Review of Operations (Comparisons are with the first quarter of 2015, unless noted otherwise.)
Instrumentation
The Instrumentation segment’s first quarter
2016 sales were $223.7 million, compared with $270.3 million, a decrease
of 17.2%. First quarter 2016 operating income was $31.4 million,
compared with $42.1 million, a decrease of 25.4%.

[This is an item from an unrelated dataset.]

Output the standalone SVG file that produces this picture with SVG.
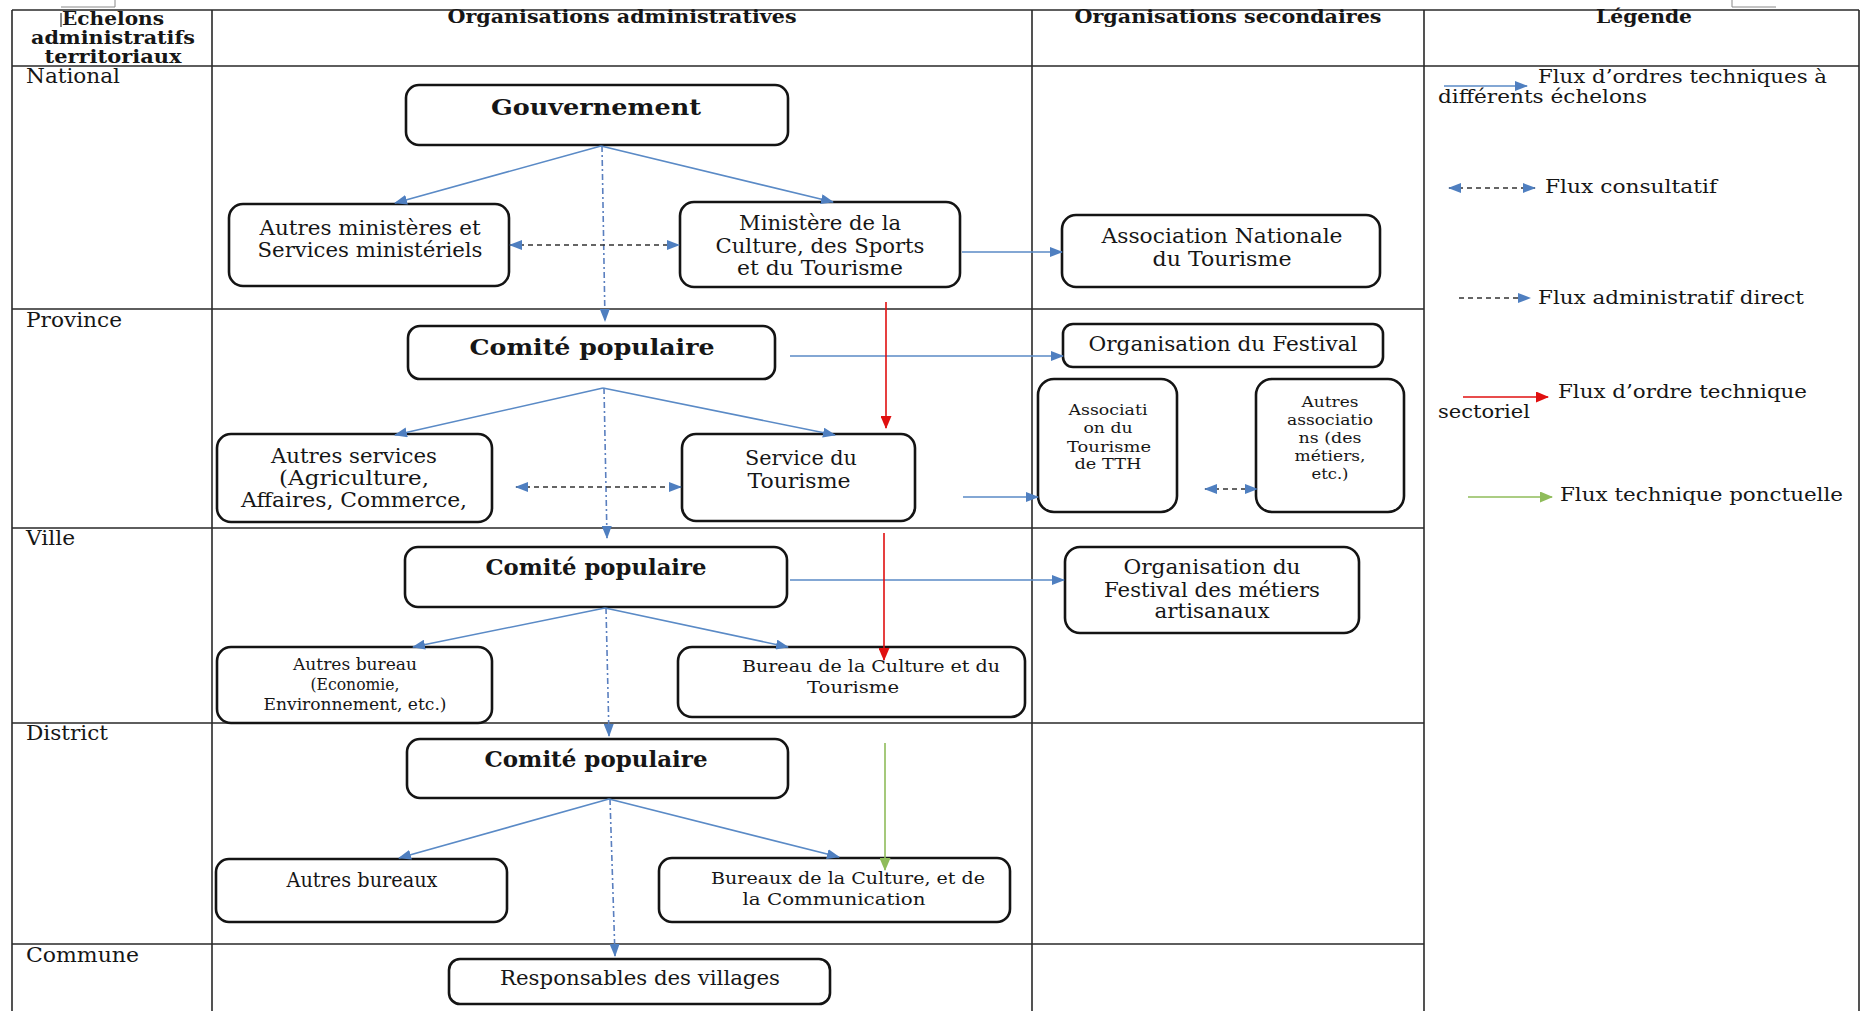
<svg xmlns="http://www.w3.org/2000/svg" width="1861" height="1011" viewBox="0 0 1861 1011">
<style>
.t{font-family:"DejaVu Serif","Liberation Serif",serif;font-size:20px;fill:#161616}
.s{font-size:15.5px}
.sm{font-size:16.5px}
.c{font-size:17px}
.lg{font-size:19px}
.h{font-weight:bold;font-size:19px}
.b{font-weight:bold;font-size:22px}
.m{text-anchor:middle}
.box{fill:#fff;stroke:#141414;stroke-width:2.6}
.grid{stroke:#2a2a2a;stroke-width:1.6;fill:none}
.art{stroke:#888;stroke-width:1;fill:none}
.blue{stroke:#5a8ac6;stroke-width:1.6;fill:none}
.adm{stroke:#5a7fbf;stroke-width:1.6;fill:none;stroke-dasharray:6 3 2 3}
.cons{stroke:#333;stroke-width:1.4;fill:none;stroke-dasharray:5 4}
.red{stroke:#e01010;stroke-width:1.6;fill:none}
.green{stroke:#8fbc5a;stroke-width:1.6;fill:none}
</style>
<defs>
<marker id="ab" markerUnits="userSpaceOnUse" markerWidth="13" markerHeight="10" refX="12" refY="5" orient="auto-start-reverse"><path d="M0,0 L13,5 L0,10 z" fill="#4f7fc0"/></marker>
<marker id="ar" markerUnits="userSpaceOnUse" markerWidth="13" markerHeight="11" refX="12" refY="5.5" orient="auto"><path d="M0,0 L13,5.5 L0,11 z" fill="#e01010"/></marker>
<marker id="ag" markerUnits="userSpaceOnUse" markerWidth="13" markerHeight="11" refX="12" refY="5.5" orient="auto"><path d="M0,0 L13,5.5 L0,11 z" fill="#8fbc5a"/></marker>
</defs>
<rect width="1861" height="1011" fill="#fff"/>

<g id="table">
<path class="art" d="M61,7 H115 V0 M1732,0 V7 H1776"/>
<path d="M61,13 V27" stroke="#111" stroke-width="1"/>
<path class="grid" d="M12,10 H1859 M12,66 H1859 M12,309 H1424 M12,528 H1424 M12,723 H1424 M12,944 H1424 M12,10 V1011 M212,10 V1011 M1032,10 V1011 M1424,10 V1011 M1859,10 V1011"/>
<text class="t h m" x="113" y="25" textLength="102" lengthAdjust="spacingAndGlyphs">Echelons</text>
<text class="t h m" x="113" y="44" textLength="164" lengthAdjust="spacingAndGlyphs">administratifs</text>
<text class="t h m" x="113" y="63" textLength="137" lengthAdjust="spacingAndGlyphs">territoriaux</text>
<text class="t h m" x="622" y="23" textLength="349" lengthAdjust="spacingAndGlyphs">Organisations administratives</text>
<text class="t h m" x="1228" y="23" textLength="307" lengthAdjust="spacingAndGlyphs">Organisations secondaires</text>
<text class="t h m" x="1644" y="23" textLength="96" lengthAdjust="spacingAndGlyphs">Légende</text>
<text class="t" x="26" y="83" textLength="94" lengthAdjust="spacingAndGlyphs">National</text>
<text class="t" x="26" y="327" textLength="96" lengthAdjust="spacingAndGlyphs">Province</text>
<text class="t" x="26" y="545" textLength="49" lengthAdjust="spacingAndGlyphs">Ville</text>
<text class="t" x="26" y="740" textLength="82" lengthAdjust="spacingAndGlyphs">District</text>
<text class="t" x="26" y="962" textLength="113" lengthAdjust="spacingAndGlyphs">Commune</text>
</g>

<g id="gouvernement">
<rect class="box" x="406" y="85" width="382" height="60" rx="13"/>
<text class="t b m" x="596" y="115" textLength="210" lengthAdjust="spacingAndGlyphs">Gouvernement</text>
</g>
<g id="autres-ministeres">
<rect class="box" x="229" y="204" width="280" height="82" rx="14"/>
<text class="t m" x="370" y="235" textLength="221" lengthAdjust="spacingAndGlyphs">Autres ministères et</text>
<text class="t m" x="370" y="257" textLength="225" lengthAdjust="spacingAndGlyphs">Services ministériels</text>
</g>
<g id="ministere-culture">
<rect class="box" x="680" y="202" width="280" height="85" rx="14"/>
<text class="t m" x="820" y="230" textLength="162" lengthAdjust="spacingAndGlyphs">Ministère de la</text>
<text class="t m" x="820" y="253" textLength="209" lengthAdjust="spacingAndGlyphs">Culture, des Sports</text>
<text class="t m" x="820" y="275" textLength="166" lengthAdjust="spacingAndGlyphs">et du Tourisme</text>
</g>
<g id="association-nationale">
<rect class="box" x="1062" y="215" width="318" height="72" rx="14"/>
<text class="t m" x="1222" y="243" textLength="241" lengthAdjust="spacingAndGlyphs">Association Nationale</text>
<text class="t m" x="1222" y="266" textLength="139" lengthAdjust="spacingAndGlyphs">du Tourisme</text>
</g>

<g id="comite-province">
<rect class="box" x="408" y="326" width="367" height="53" rx="12"/>
<text class="t b m" x="592" y="355" textLength="245" lengthAdjust="spacingAndGlyphs">Comité populaire</text>
</g>
<g id="autres-services">
<rect class="box" x="217" y="434" width="275" height="88" rx="14"/>
<text class="t m" x="354" y="463" textLength="166" lengthAdjust="spacingAndGlyphs">Autres services</text>
<text class="t m" x="354" y="485" textLength="150" lengthAdjust="spacingAndGlyphs">(Agriculture,</text>
<text class="t m" x="354" y="507" textLength="226" lengthAdjust="spacingAndGlyphs">Affaires, Commerce,</text>
</g>
<g id="service-tourisme">
<rect class="box" x="682" y="434" width="233" height="87" rx="14"/>
<text class="t m" x="801" y="465" textLength="112" lengthAdjust="spacingAndGlyphs">Service du</text>
<text class="t m" x="799" y="488" textLength="103" lengthAdjust="spacingAndGlyphs">Tourisme</text>
</g>
<g id="organisation-festival">
<rect class="box" x="1063" y="324" width="320" height="43" rx="10"/>
<text class="t m" x="1223" y="351" textLength="269" lengthAdjust="spacingAndGlyphs">Organisation du Festival</text>
</g>
<g id="association-tth">
<rect class="box" x="1038" y="379" width="139" height="133" rx="16"/>
<text class="t s m" x="1108" y="415" textLength="79" lengthAdjust="spacingAndGlyphs">Associati</text>
<text class="t s m" x="1108" y="433" textLength="49" lengthAdjust="spacingAndGlyphs">on du</text>
<text class="t s m" x="1109" y="452" textLength="84" lengthAdjust="spacingAndGlyphs">Tourisme</text>
<text class="t s m" x="1108" y="469" textLength="67" lengthAdjust="spacingAndGlyphs">de TTH</text>
</g>
<g id="autres-associations">
<rect class="box" x="1256" y="379" width="148" height="133" rx="16"/>
<text class="t s m" x="1330" y="407" textLength="57" lengthAdjust="spacingAndGlyphs">Autres</text>
<text class="t s m" x="1330" y="425" textLength="86" lengthAdjust="spacingAndGlyphs">associatio</text>
<text class="t s m" x="1330" y="443" textLength="63" lengthAdjust="spacingAndGlyphs">ns (des</text>
<text class="t s m" x="1330" y="461" textLength="71" lengthAdjust="spacingAndGlyphs">métiers,</text>
<text class="t s m" x="1330" y="479" textLength="37" lengthAdjust="spacingAndGlyphs">etc.)</text>
</g>

<g id="comite-ville">
<rect class="box" x="405" y="547" width="382" height="60" rx="13"/>
<text class="t b m" x="596" y="575" textLength="221" lengthAdjust="spacingAndGlyphs">Comité populaire</text>
</g>
<g id="autres-bureau">
<rect class="box" x="217" y="647" width="275" height="76" rx="14"/>
<text class="t sm m" x="355" y="670" textLength="124" lengthAdjust="spacingAndGlyphs">Autres bureau</text>
<text class="t sm m" x="355" y="690" textLength="89" lengthAdjust="spacingAndGlyphs">(Economie,</text>
<text class="t sm m" x="355" y="710" textLength="183" lengthAdjust="spacingAndGlyphs">Environnement, etc.)</text>
</g>
<g id="bureau-culture-tourisme">
<rect class="box" x="678" y="647" width="347" height="70" rx="14"/>
<text class="t c m" x="871" y="672" textLength="258" lengthAdjust="spacingAndGlyphs">Bureau de la Culture et du</text>
<text class="t c m" x="853" y="693" textLength="92" lengthAdjust="spacingAndGlyphs">Tourisme</text>
</g>
<g id="festival-metiers">
<rect class="box" x="1065" y="547" width="294" height="86" rx="15"/>
<text class="t m" x="1212" y="574" textLength="177" lengthAdjust="spacingAndGlyphs">Organisation du</text>
<text class="t m" x="1212" y="597" textLength="216" lengthAdjust="spacingAndGlyphs">Festival des métiers</text>
<text class="t m" x="1212" y="618" textLength="115" lengthAdjust="spacingAndGlyphs">artisanaux</text>
</g>

<g id="comite-district">
<rect class="box" x="407" y="739" width="381" height="59" rx="13"/>
<text class="t b m" x="596" y="767" textLength="223" lengthAdjust="spacingAndGlyphs">Comité populaire</text>
</g>
<g id="autres-bureaux">
<rect class="box" x="216" y="859" width="291" height="63" rx="13"/>
<text class="t m" x="362" y="887" textLength="151" lengthAdjust="spacingAndGlyphs">Autres bureaux</text>
</g>
<g id="bureaux-culture-communication">
<rect class="box" x="659" y="858" width="351" height="64" rx="13"/>
<text class="t c m" x="848" y="884" textLength="274" lengthAdjust="spacingAndGlyphs">Bureaux de la Culture, et de</text>
<text class="t c m" x="834" y="905" textLength="183" lengthAdjust="spacingAndGlyphs">la Communication</text>
</g>
<g id="responsables-villages">
<rect class="box" x="449" y="959" width="381" height="45" rx="11"/>
<text class="t m" x="640" y="985" textLength="280" lengthAdjust="spacingAndGlyphs">Responsables des villages</text>
</g>

<g id="connectors">
<path class="adm" d="M602,146 L605,321" marker-end="url(#ab)"/>
<path class="adm" d="M604,388 L607,538" marker-end="url(#ab)"/>
<path class="adm" d="M606,608 L609,736" marker-end="url(#ab)"/>
<path class="adm" d="M610,799 L615,956" marker-end="url(#ab)"/>
<path class="blue" d="M601,146 L395,203" marker-end="url(#ab)"/>
<path class="blue" d="M601,146 L833,202" marker-end="url(#ab)"/>
<path class="blue" d="M603,388 L395,435" marker-end="url(#ab)"/>
<path class="blue" d="M603,388 L835,435" marker-end="url(#ab)"/>
<path class="blue" d="M605,608 L413,647" marker-end="url(#ab)"/>
<path class="blue" d="M605,608 L788,647" marker-end="url(#ab)"/>
<path class="blue" d="M609,799 L399,858" marker-end="url(#ab)"/>
<path class="blue" d="M609,799 L839,857" marker-end="url(#ab)"/>
<path class="blue" d="M962,252 H1062" marker-end="url(#ab)"/>
<path class="blue" d="M790,356 H1063" marker-end="url(#ab)"/>
<path class="blue" d="M963,497 H1038" marker-end="url(#ab)"/>
<path class="blue" d="M790,580 H1064" marker-end="url(#ab)"/>
<path class="cons" d="M510,245 H679" marker-start="url(#ab)" marker-end="url(#ab)"/>
<path class="cons" d="M516,487 H681" marker-start="url(#ab)" marker-end="url(#ab)"/>
<path class="cons" d="M1205,489 H1257" marker-start="url(#ab)" marker-end="url(#ab)"/>
<path class="red" d="M886,302 V428" marker-end="url(#ar)"/>
<path class="red" d="M884,533 V660" marker-end="url(#ar)"/>
<path class="green" d="M885,743 V870" marker-end="url(#ag)"/>
</g>

<g id="legende">
<path class="blue" d="M1444,86 H1527" marker-end="url(#ab)"/>
<text class="t lg" x="1538" y="83" textLength="289" lengthAdjust="spacingAndGlyphs">Flux d’ordres techniques à</text>
<text class="t lg" x="1438" y="103" textLength="209" lengthAdjust="spacingAndGlyphs">différents échelons</text>
<path class="cons" d="M1449,188 H1535" marker-start="url(#ab)" marker-end="url(#ab)"/>
<text class="t lg" x="1545" y="193" textLength="172" lengthAdjust="spacingAndGlyphs">Flux consultatif</text>
<path class="cons" d="M1459,298 H1530" marker-end="url(#ab)"/>
<text class="t lg" x="1538" y="304" textLength="266" lengthAdjust="spacingAndGlyphs">Flux administratif direct</text>
<path class="red" d="M1463,397 H1548" marker-end="url(#ar)"/>
<text class="t lg" x="1558" y="398" textLength="249" lengthAdjust="spacingAndGlyphs">Flux d’ordre technique</text>
<text class="t lg" x="1438" y="418" textLength="92" lengthAdjust="spacingAndGlyphs">sectoriel</text>
<path class="green" d="M1468,497 H1552" marker-end="url(#ag)"/>
<text class="t lg" x="1560" y="501" textLength="283" lengthAdjust="spacingAndGlyphs">Flux technique ponctuelle</text>
</g>
</svg>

The first quarter 2016 sales decrease primarily resulted from lower sales of marine instrumentation. Sales for marine instrumentation decreased by $46.6 million and primarily reflected lower sales of interconnect systems and other marine sensors for energy exploration and production, partially offset by higher sales of interconnects and marine systems for U.S. Government applications. Sales of electronic test and measurement instrumentation decreased $1.0 million and sales of environmental instrumentation increased $1.0 million. The decrease in operating income reflected the impact of lower sales and lower margins for marine instrumentation. The first quarter of 2016 also reflected $0.7 million in higher severance and facility consolidation costs compared with 2015.
Digital Imaging
The Digital Imaging segment’s first quarter
2016 sales were $89.9 million, compared with $90.4 million, a decrease
of 0.6%. Operating income was $8.2 million for the first quarter of
2016, compared with $9.3 million, a decrease of 11.8%.
The first quarter 2016 sales reflected lower sales of laser-based mapping systems and infrared imaging sensors for the U.S. Government, partially offset by higher sales of commercial digital imaging systems, including sensors and systems for life sciences and industrial X-ray applications. The first quarter 2016 sales included $2.3 million in incremental sales from a recent acquisition. The decrease in operating income in 2016 reflected slightly lower sales and product mix differences.
Aerospace and Defense Electronics
The Aerospace and Defense
Electronics segment’s first quarter 2016 sales were $152.6 million,
compared with $141.2 million, an increase of 8.1%. Operating income was
$24.1 million for the first quarter of 2016, compared with $19.4
million, an increase of 24.2%.
The first quarter 2016 sales reflected higher net sales of $6.9 million from avionics products and electronic relays, higher sales of $2.4 million from electronic manufacturing services products and $2.1 million of microwave and interconnect systems. Operating income in the first quarter of 2016 reflected the impact of higher sales and improved margins for both avionics products and electronic relays and electronic manufacturing services products.
Engineered Systems
The Engineered Systems segment’s first
quarter 2016 sales were $64.3 million compared with $63.1 million, an
increase of 1.9%. Operating income was $8.0 million for the first
quarter of 2016, compared with $6.7 million, an increase of 19.4%.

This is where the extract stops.